According to the CDC
, 87% of the US population lives in a county that currently has a high or substantial level of transmission. Cases are declining, and more children are getting vaccinated, but until many more are vaccinated, Lewnard thinks masks are a good idea.
“The benefits of mask wearing might be the greatest among this population where you still have a potentially volatile situation when you consider kids, a lot of their interactions, are really occurring with people their same age who also aren’t vaccinated. They are kind of in the same place adults were last year before vaccines,” he said.
Jumping the gun?
Covid-19 cases are down across the country, yet cases among kids are still considered “extremely high,” according to the American Academy of Pediatrics
. They make up a disproportionate number of cases — about a quarter of all total US cases.
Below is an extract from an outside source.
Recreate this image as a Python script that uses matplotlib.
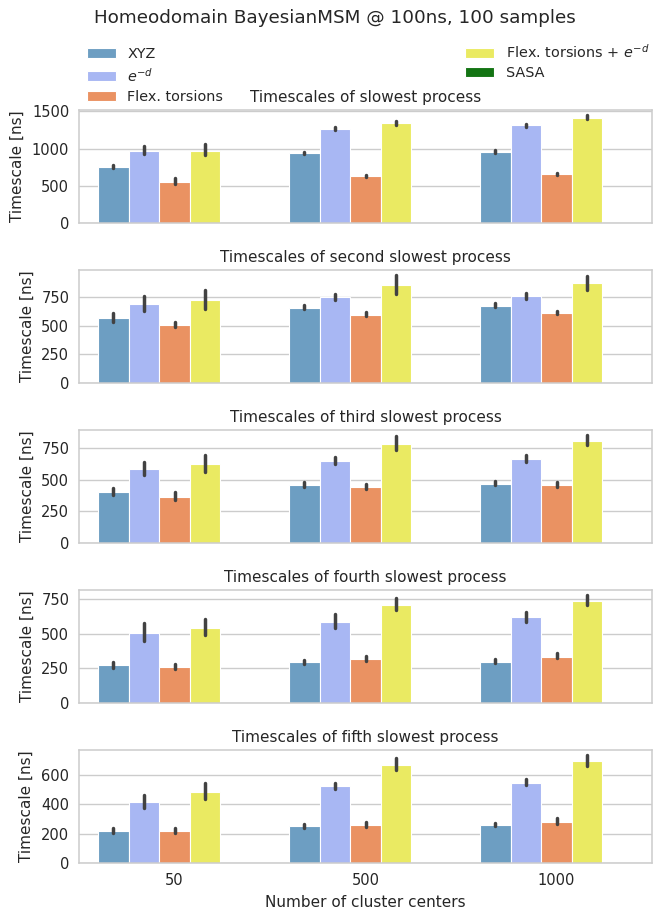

It’s still less likely for children to be hospitalized with Covid-19 compared to adults and less likely for them to die, but long Covid also occurs in about 4-6% of children. Many of those cases were mild to start. Plus, Covid-19 can be fatal for children, even those without underlying health conditions.
At least 897 children have died from Covid-19 in the United States since the start of the pandemic, according to the CDC.
Dr. Richina Bicette-McCain, an associate medical director at Baylor College of Medicine, said she’s watched the end of mandatory mask policies with unease.
“It definitely worries me. I think we are jumping the gun a little bit,” Bicette-McCain told CNN’s Jake Tapper. “We saw this happen in June over the summer when we declared the pandemic to be over a bit too early. We decided that those who are vaccinated need not wear masks, which turned into everyone not wearing masks and then subsequently the spike and the Delta wave followed.”
Dr. Claudia Hoyen
, the director of pediatric infection control at UH Rainbow Babies and Children’s Hospital in Cleveland, thinks that since there is so much contact with kids throughout the day, it probably makes sense to keep masking.
“We know that indoor contact is the highest risk,” said Hoyen. “Whether you’re vaccinated or not, it doesn’t mean you can’t be infected.”
Hoyen understands most people don’t love wearing a mask, but she thinks kids get why they should.
“A lot of kids know that it’s going to keep them safe and it’s going to keep them in school and those are the things that they really want,” Hoyen said. “You know, for a lot of kids, it’s not as big a deal.”
Hoyen said with it getting colder outside and people spending even more time indoors, it might be safer to keep mandatory masking in place at least through the end of the year.
“Giving them consistency and expectations can be helpful,” Hoyen said. “Masks are working. People are doing OK. Just move forward with them until it gets a little further down the line.”
Dr. Anthony Fauci, who thinks masks have helped keep cases down in school, is confident kids won’t have to wear them forever.
“No doubt masks make a difference,” Fauci, who is director of the National Institute of Allergy ad Infectious Diseases, said on CNN’s New Day. “Vaccinations are going to really make a big, big difference. I think a combination of these things, hopefully sometime in the future, we cannot only get the kids back to school, but we can get rid of the masking situation. We have got to do it in a step-by-step fashion.”